Chicago’s Rhine Hall Distillery is home to an impressive lineup of unique fruit brandies (otherwise known as eau-de-vies or schnapps), distilled primarily from local Midwest-grown fruits including apples, plums, pears, and cherries. They also produce a handful of spirits distilled from more exotic fruits that - unfortunately - don’t grow locally, including a Mango Brandy that Rhine Hall’s Brand Specialist, Marlo Ramos, used to create a tropical-inspired cocktail for us live on Highballs at High Noon. Watch our conversation with Marlo here and be sure to visit the distillery next time you’re in Chicago.
Q: What was it that first got you into cocktails?
Marlo Ramos: The origin starts more with my fascination with combining flavors than specifically cocktails. I always loved to try new things.
Q: What new cocktail discoveries are you exploring right now?

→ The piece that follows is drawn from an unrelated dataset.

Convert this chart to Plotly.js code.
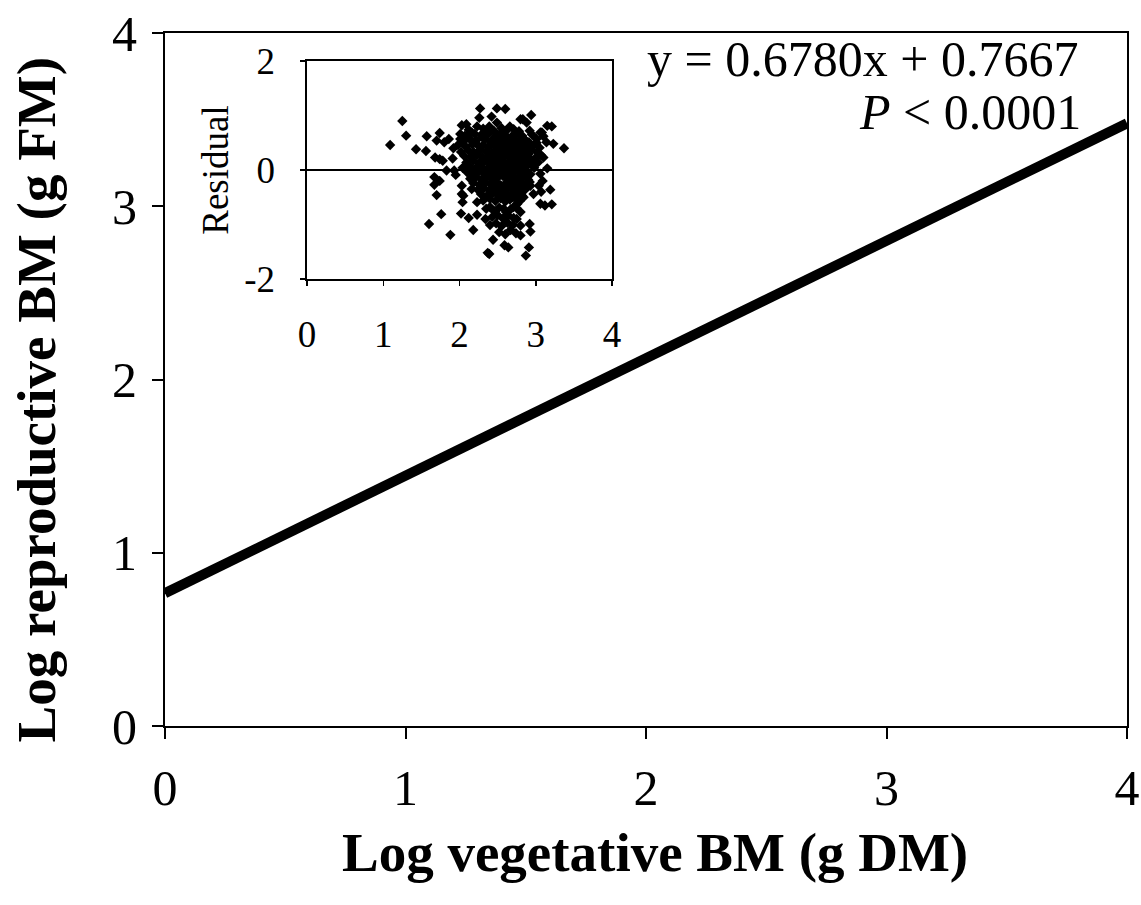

MR: Right now I'm trying to take a step towards simplifying my cocktails. The more I learned about spirits, the more I would add a dash of this and a half ounce of infused that and make a shrub and throw sherry and 7 bitters in a drink. It was designed to play for my own palette but it's also so important to reduce. What is the simplest way to make a component shine? To me it's like art - I can be in awe of an elaborately technical painting 8 feet tall, but I can be equally enamored with the precision and expression of a passionate line drawing.
Q: Why do you think people at home might be intimidated by making cocktails?
MR: They shouldn't be! If you're making drinks at home, do what tastes good to you. If you think it's too sweet, add citrus. If it's too strong, add more mixer! Maybe people are used to going out to a bar where many ingredients are foriegn concepts - not everyone knows what falernum and aquavit are and that's totally fine.
Q: What are some of your favorite cocktails to make at home?
MR: Honestly- I love a highball! I love the ease and showcasing the spirits I drink. If I'm feeling fancy I'll add some bitters or muddle some basil, but really there's no need.
Q: What do you take to a party?
MR: I take La Normande. I like to bring something fun that most people aren't super familiar with. It is a cocktail in a glass straight out of the bottle - or if you're feeling fancy you can add a splash of sparkling wine and a twist. It's a lower ABV so you don't have to be too worried.
Q: Where do you think the cocktail and bar industry is headed?
MR: With how hard COVID hit bars and restaurants I think there will be a lot of change, and already is. A lot of people that had been bartenders for years left the industry to pursue new ideas. That made room for a new group of people to learn and expand crafting cocktails. I think people are also working more and more as a community to address issues such as inequality and mental health.
Q: What has the pandemic taught you?
MR: The pandemic taught me that it's ok to not give all of yourself to work. To give yourself time. To take time to talk to the people you love.